EXERCISE MATERIALS:
%%

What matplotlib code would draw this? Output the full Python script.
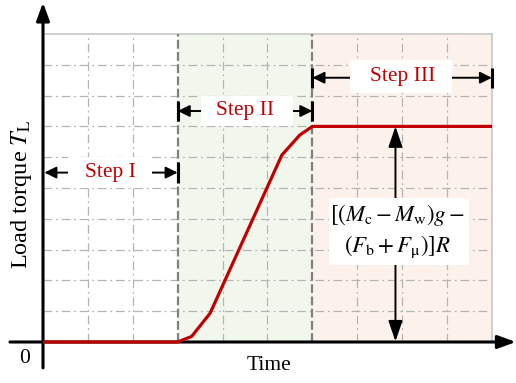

%%
%%

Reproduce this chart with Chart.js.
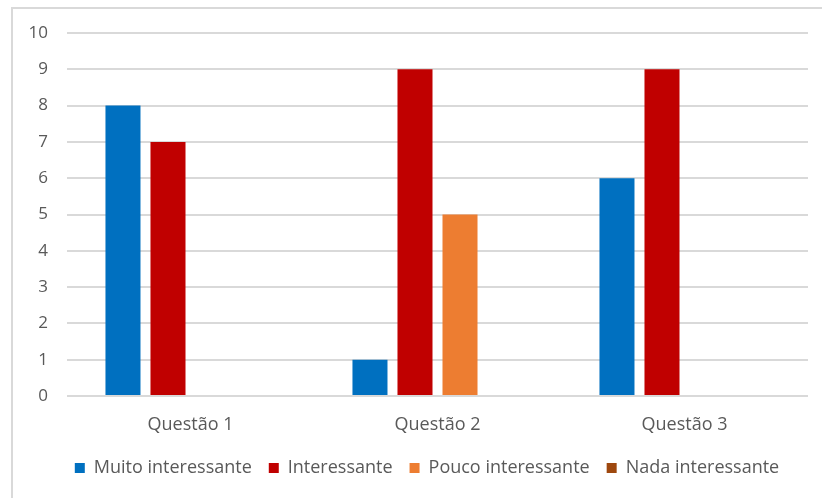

%%
%%

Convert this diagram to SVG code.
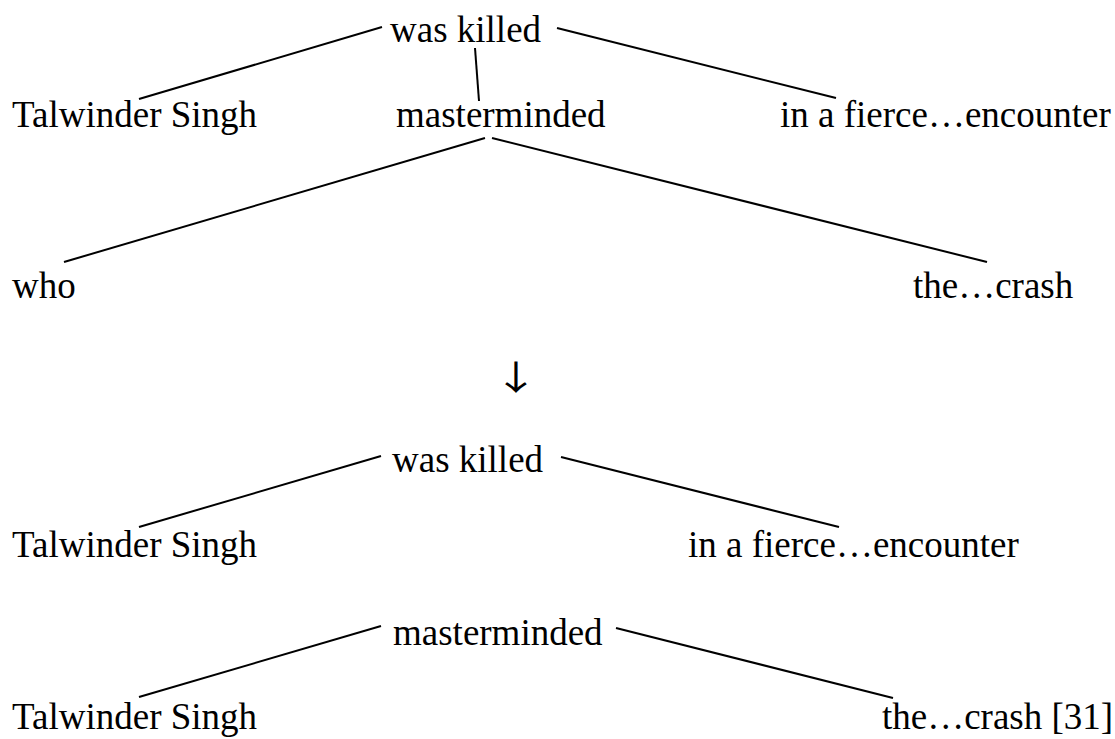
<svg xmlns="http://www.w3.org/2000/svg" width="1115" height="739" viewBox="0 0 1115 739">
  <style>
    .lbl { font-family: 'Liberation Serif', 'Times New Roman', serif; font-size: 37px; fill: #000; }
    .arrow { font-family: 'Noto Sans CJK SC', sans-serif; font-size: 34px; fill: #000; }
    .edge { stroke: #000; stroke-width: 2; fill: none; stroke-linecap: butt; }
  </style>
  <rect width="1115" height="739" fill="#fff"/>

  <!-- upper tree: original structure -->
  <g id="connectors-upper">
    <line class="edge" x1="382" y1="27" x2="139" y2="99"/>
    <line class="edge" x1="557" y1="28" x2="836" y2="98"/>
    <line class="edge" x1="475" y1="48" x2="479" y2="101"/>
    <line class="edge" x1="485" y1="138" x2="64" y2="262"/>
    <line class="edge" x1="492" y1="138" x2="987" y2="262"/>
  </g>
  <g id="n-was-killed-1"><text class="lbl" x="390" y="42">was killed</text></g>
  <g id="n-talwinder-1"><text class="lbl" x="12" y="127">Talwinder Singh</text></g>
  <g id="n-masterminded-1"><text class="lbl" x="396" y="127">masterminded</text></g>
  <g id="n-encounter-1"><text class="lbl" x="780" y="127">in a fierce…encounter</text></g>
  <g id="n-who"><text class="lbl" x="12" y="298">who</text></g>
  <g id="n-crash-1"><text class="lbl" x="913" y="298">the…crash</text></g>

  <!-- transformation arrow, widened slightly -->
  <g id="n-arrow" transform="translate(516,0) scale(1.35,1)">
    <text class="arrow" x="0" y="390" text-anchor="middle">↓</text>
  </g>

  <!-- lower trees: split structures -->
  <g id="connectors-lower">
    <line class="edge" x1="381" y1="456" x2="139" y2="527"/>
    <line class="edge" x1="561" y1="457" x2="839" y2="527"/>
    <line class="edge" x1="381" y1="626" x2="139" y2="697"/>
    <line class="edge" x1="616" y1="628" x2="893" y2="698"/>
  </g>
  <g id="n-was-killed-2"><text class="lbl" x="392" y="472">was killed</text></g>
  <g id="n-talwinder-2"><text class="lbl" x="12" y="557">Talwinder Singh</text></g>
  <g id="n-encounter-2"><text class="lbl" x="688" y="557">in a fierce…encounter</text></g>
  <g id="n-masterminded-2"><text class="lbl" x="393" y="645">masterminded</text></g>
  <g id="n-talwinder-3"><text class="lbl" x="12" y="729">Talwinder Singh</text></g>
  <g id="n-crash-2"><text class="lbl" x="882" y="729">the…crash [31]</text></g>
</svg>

%%

TASK TO COMPLETE: Using the listing, copy every line where the word "code" shows up.

RESPONSE TO THIS EXERCISE:
What matplotlib code would draw this? Output the full Python script.
Convert this diagram to SVG code.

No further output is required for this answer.